'''
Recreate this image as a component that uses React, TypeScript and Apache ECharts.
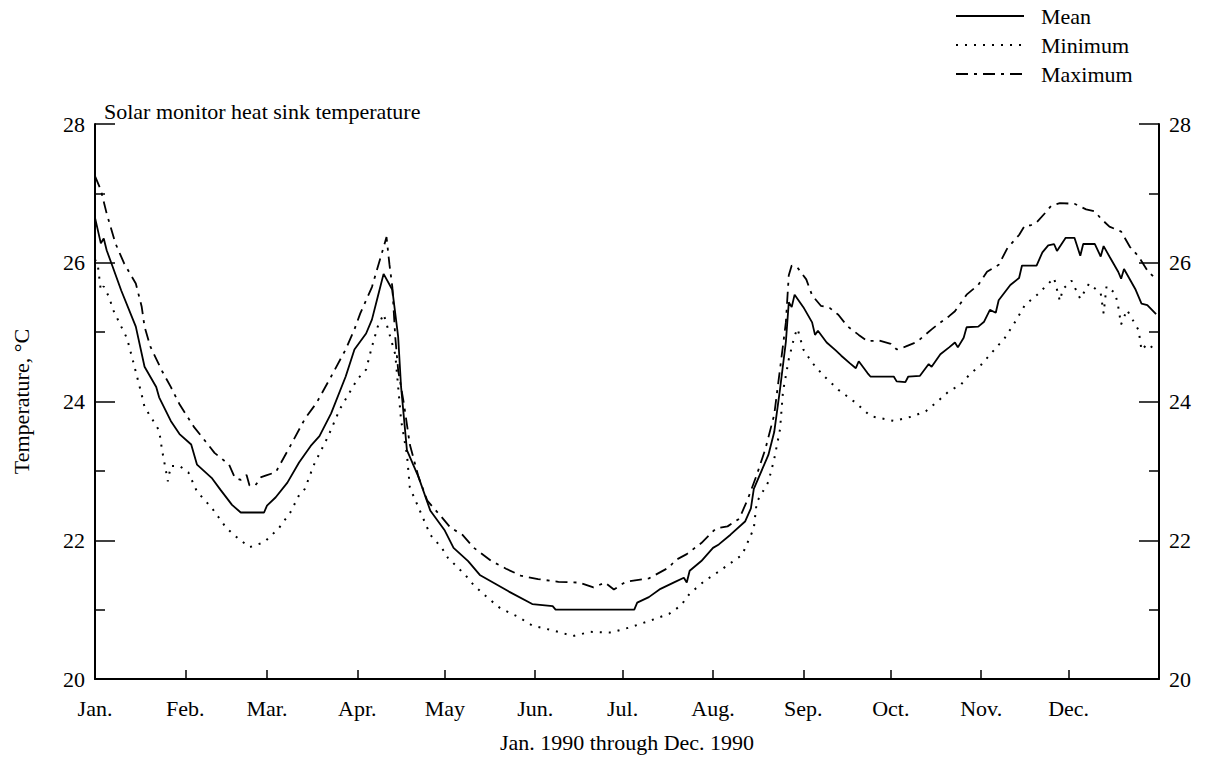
import React, { useEffect, useRef } from "react";
import * as echarts from "echarts";

const monthStartDays = [0, 31, 59, 90, 120, 151, 181, 212, 243, 273, 304, 334];
const monthLabels = ["Jan.", "Feb.", "Mar.", "Apr.", "May", "Jun.", "Jul.", "Aug.", "Sep.", "Oct.", "Nov.", "Dec."];

const meanDays = [0, 2, 3, 4, 6, 9, 14, 17, 21, 22, 26, 29, 33, 35, 40, 43, 47, 50, 58, 59, 62, 66, 70, 74, 77, 81, 86, 89, 93, 95, 97, 99, 102, 104, 105, 107, 111, 115, 120, 123, 128, 132, 137, 142, 150, 157, 158, 185, 186, 190, 194, 199, 202, 203, 204, 208, 212, 214, 218, 223, 225, 226, 231, 233, 235, 237, 238, 239, 240, 243, 246, 247, 248, 251, 254, 256, 259, 261, 262, 265, 266, 274, 275, 278, 279, 283, 286, 287, 290, 293, 295, 296, 298, 299, 303, 305, 307, 309, 310, 314, 317, 318, 323, 325, 327, 329, 330, 333, 336, 338, 339, 343, 345, 346, 348, 351, 352, 353, 357, 359, 361, 364];
const meanValues = [26.65, 26.28, 26.35, 26.18, 25.95, 25.6, 25.08, 24.5, 24.21, 24.06, 23.72, 23.53, 23.38, 23.09, 22.9, 22.73, 22.51, 22.4, 22.4, 22.5, 22.62, 22.83, 23.12, 23.36, 23.5, 23.83, 24.36, 24.75, 24.98, 25.18, 25.51, 25.84, 25.61, 24.93, 24.21, 23.3, 22.91, 22.43, 22.14, 21.89, 21.7, 21.5, 21.38, 21.26, 21.08, 21.05, 21.0, 21.0, 21.1, 21.18, 21.3, 21.4, 21.46, 21.39, 21.56, 21.7, 21.89, 21.94, 22.08, 22.27, 22.46, 22.74, 23.23, 23.56, 24.18, 24.86, 25.43, 25.36, 25.54, 25.36, 25.14, 24.96, 25.02, 24.85, 24.74, 24.66, 24.55, 24.48, 24.58, 24.41, 24.36, 24.36, 24.29, 24.28, 24.36, 24.37, 24.54, 24.5, 24.68, 24.78, 24.85, 24.78, 24.92, 25.07, 25.08, 25.15, 25.32, 25.28, 25.46, 25.68, 25.78, 25.96, 25.96, 26.15, 26.25, 26.27, 26.17, 26.36, 26.36, 26.1, 26.27, 26.27, 26.09, 26.24, 26.09, 25.87, 25.77, 25.91, 25.61, 25.41, 25.39, 25.26];

const minDays = [0, 1, 2, 3, 5, 6, 9, 11, 13, 16, 17, 20, 22, 23, 25, 26, 29, 32, 35, 40, 45, 49, 53, 58, 63, 67, 70, 72, 75, 80, 84, 90, 93, 95, 97, 99, 100, 103, 104, 105, 107, 108, 111, 115, 119, 121, 127, 130, 135, 139, 145, 150, 158, 164, 170, 177, 184, 191, 197, 201, 204, 209, 214, 222, 226, 227, 231, 233, 235, 236, 238, 240, 241, 243, 246, 250, 255, 261, 266, 274, 280, 285, 289, 293, 297, 300, 304, 309, 312, 316, 319, 323, 329, 331, 332, 335, 338, 341, 345, 346, 347, 350, 351, 352, 354, 358, 359, 361, 364];
const minValues = [26.05, 25.95, 25.6, 25.66, 25.49, 25.34, 25.08, 24.91, 24.59, 24.1, 23.92, 23.72, 23.58, 23.3, 22.85, 23.07, 23.07, 22.98, 22.7, 22.47, 22.18, 22.03, 21.9, 21.97, 22.17, 22.4, 22.65, 22.74, 23.08, 23.5, 23.89, 24.32, 24.46, 24.79, 25.08, 25.26, 25.12, 24.68, 24.21, 23.73, 23.24, 22.76, 22.47, 22.08, 21.89, 21.75, 21.5, 21.35, 21.16, 21.02, 20.9, 20.77, 20.69, 20.62, 20.68, 20.67, 20.75, 20.85, 20.94, 21.06, 21.23, 21.41, 21.55, 21.79, 22.17, 22.55, 22.84, 23.17, 23.6, 24.14, 24.61, 24.95, 25.05, 24.75, 24.56, 24.37, 24.17, 23.98, 23.79, 23.72, 23.78, 23.86, 24.0, 24.15, 24.24, 24.39, 24.53, 24.77, 24.91, 25.17, 25.39, 25.53, 25.78, 25.45, 25.62, 25.74, 25.48, 25.7, 25.56, 25.27, 25.66, 25.56, 25.37, 25.11, 25.32, 25.03, 24.74, 24.83, 24.74];

const maxDays = [0, 2, 4, 7, 10, 14, 16, 17, 19, 23, 26, 29, 34, 38, 41, 46, 48, 50, 52, 53, 55, 57, 59, 62, 67, 72, 76, 81, 86, 89, 91, 95, 98, 100, 101, 102, 103, 104, 106, 108, 111, 114, 119, 122, 126, 130, 136, 141, 146, 152, 159, 166, 171, 175, 178, 182, 190, 197, 199, 203, 208, 213, 217, 221, 224, 227, 230, 233, 235, 237, 238, 239, 241, 244, 246, 249, 252, 255, 258, 262, 265, 269, 273, 275, 278, 282, 287, 290, 293, 295, 299, 303, 306, 310, 313, 317, 319, 321, 323, 326, 328, 331, 336, 340, 343, 345, 348, 352, 355, 358, 361, 364];
const maxValues = [27.25, 27.05, 26.71, 26.28, 25.99, 25.7, 25.37, 25.08, 24.79, 24.44, 24.21, 23.96, 23.63, 23.42, 23.26, 23.09, 22.9, 22.87, 22.94, 22.79, 22.79, 22.91, 22.94, 22.98, 23.36, 23.75, 23.98, 24.36, 24.75, 25.04, 25.27, 25.65, 26.08, 26.37, 25.98, 25.65, 24.93, 24.45, 23.96, 23.38, 22.91, 22.57, 22.33, 22.18, 22.08, 21.89, 21.7, 21.59, 21.49, 21.44, 21.4, 21.39, 21.32, 21.39, 21.29, 21.4, 21.45, 21.61, 21.71, 21.8, 21.96, 22.17, 22.2, 22.31, 22.6, 22.94, 23.32, 23.81, 24.47, 25.14, 25.82, 25.96, 25.93, 25.76, 25.53, 25.38, 25.35, 25.25, 25.09, 24.96, 24.87, 24.88, 24.83, 24.75, 24.79, 24.86, 25.04, 25.14, 25.23, 25.3, 25.54, 25.68, 25.87, 25.97, 26.21, 26.4, 26.54, 26.54, 26.58, 26.72, 26.82, 26.86, 26.85, 26.77, 26.74, 26.64, 26.52, 26.45, 26.23, 26.09, 25.89, 25.76];

const FONT = '"Liberation Serif", "Times New Roman", serif';
const BLACK = "#000";

function zip(d: number[], v: number[]) {
  return d.map((x, i) => [x, v[i]]);
}

function yAxisDef(position: "left" | "right") {
  return {
    type: "value",
    position,
    min: 20,
    max: 28,
    interval: 2,
    axisLine: { show: true, onZero: false, lineStyle: { color: BLACK, width: 2 } },
    axisTick: { show: true, inside: true, length: 20, lineStyle: { color: BLACK, width: 1.5 } },
    minorTick: { show: true, splitNumber: 2, length: 10, lineStyle: { color: BLACK, width: 1.5 } },
    axisLabel: { color: BLACK, fontSize: 22, fontFamily: FONT, margin: 10 },
    splitLine: { show: false },
    minorSplitLine: { show: false },
  };
}

export default function App() {
  const ref = useRef<HTMLDivElement>(null);
  useEffect(() => {
    const chart = echarts.init(ref.current!, null, { renderer: "svg" });
    chart.setOption({
      animation: false,
      backgroundColor: "#fff",
      textStyle: { fontFamily: FONT, color: BLACK },
      grid: { left: 95, right: 46, top: 124, bottom: 82, containLabel: false },
      legend: {
        orient: "vertical",
        left: 950,
        top: 0,
        itemWidth: 68,
        itemHeight: 14,
        itemGap: 7,
        data: ["Mean", "Minimum", "Maximum"],
        itemStyle: { color: "rgba(0,0,0,0)", borderColor: "rgba(0,0,0,0)", borderWidth: 0, opacity: 0 },
        textStyle: { color: BLACK, fontSize: 22, fontFamily: FONT, padding: [0, 0, 0, 12] },
        selectedMode: false,
      },
      graphic: [
        {
          type: "text",
          left: 104,
          top: 100,
          style: { text: "Solar monitor heat sink temperature", fontSize: 22, fontFamily: FONT, fill: BLACK },
        },
      ],
      xAxis: {
        type: "value",
        min: 0,
        max: 365,
        position: "bottom",
        axisLine: { show: true, onZero: false, lineStyle: { color: BLACK, width: 2 } },
        axisTick: {
          show: true,
          inside: true,
          length: 9,
          customValues: monthStartDays.slice(1),
          lineStyle: { color: BLACK, width: 1.5 },
        },
        axisLabel: {
          customValues: monthStartDays,
          color: BLACK,
          fontSize: 22,
          fontFamily: FONT,
          margin: 18,
          formatter: (v: number) => {
            const i = monthStartDays.indexOf(Math.round(v));
            return i >= 0 ? monthLabels[i] : "";
          },
        },
        splitLine: { show: false },
        name: "Jan. 1990 through Dec. 1990",
        nameLocation: "middle",
        nameGap: 52,
        nameTextStyle: { color: BLACK, fontSize: 22, fontFamily: FONT },
      },
      yAxis: [
        {
          ...yAxisDef("left"),
          name: "Temperature, °C",
          nameLocation: "middle",
          nameRotate: 90,
          nameGap: 63,
          nameTextStyle: { color: BLACK, fontSize: 22, fontFamily: FONT },
        },
        yAxisDef("right"),
      ],
      series: [
        {
          name: "Mean",
          type: "line",
          yAxisIndex: 0,
          data: zip(meanDays, meanValues),
          symbol: "none",
          itemStyle: { color: BLACK },
          lineStyle: { color: BLACK, width: 1.8, type: "solid" },
        },
        {
          name: "Minimum",
          type: "line",
          yAxisIndex: 0,
          data: zip(minDays, minValues),
          symbol: "none",
          itemStyle: { color: BLACK },
          lineStyle: { color: BLACK, width: 2, type: [2, 7] },
        },
        {
          name: "Maximum",
          type: "line",
          yAxisIndex: 0,
          data: zip(maxDays, maxValues),
          symbol: "none",
          itemStyle: { color: BLACK },
          lineStyle: { color: BLACK, width: 1.8, type: [12, 6, 3, 6] },
        },
      ],
    });
    return () => chart.dispose();
  }, []);
  return <div ref={ref} style={{ position: "fixed", left: 0, top: 0, width: 1205, height: 761 }} />;
}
'''
All lines holding the word "React" should be picked out and copied.

Final result:
Recreate this image as a component that uses React, TypeScript and Apache ECharts.
import React, { useEffect, useRef } from "react";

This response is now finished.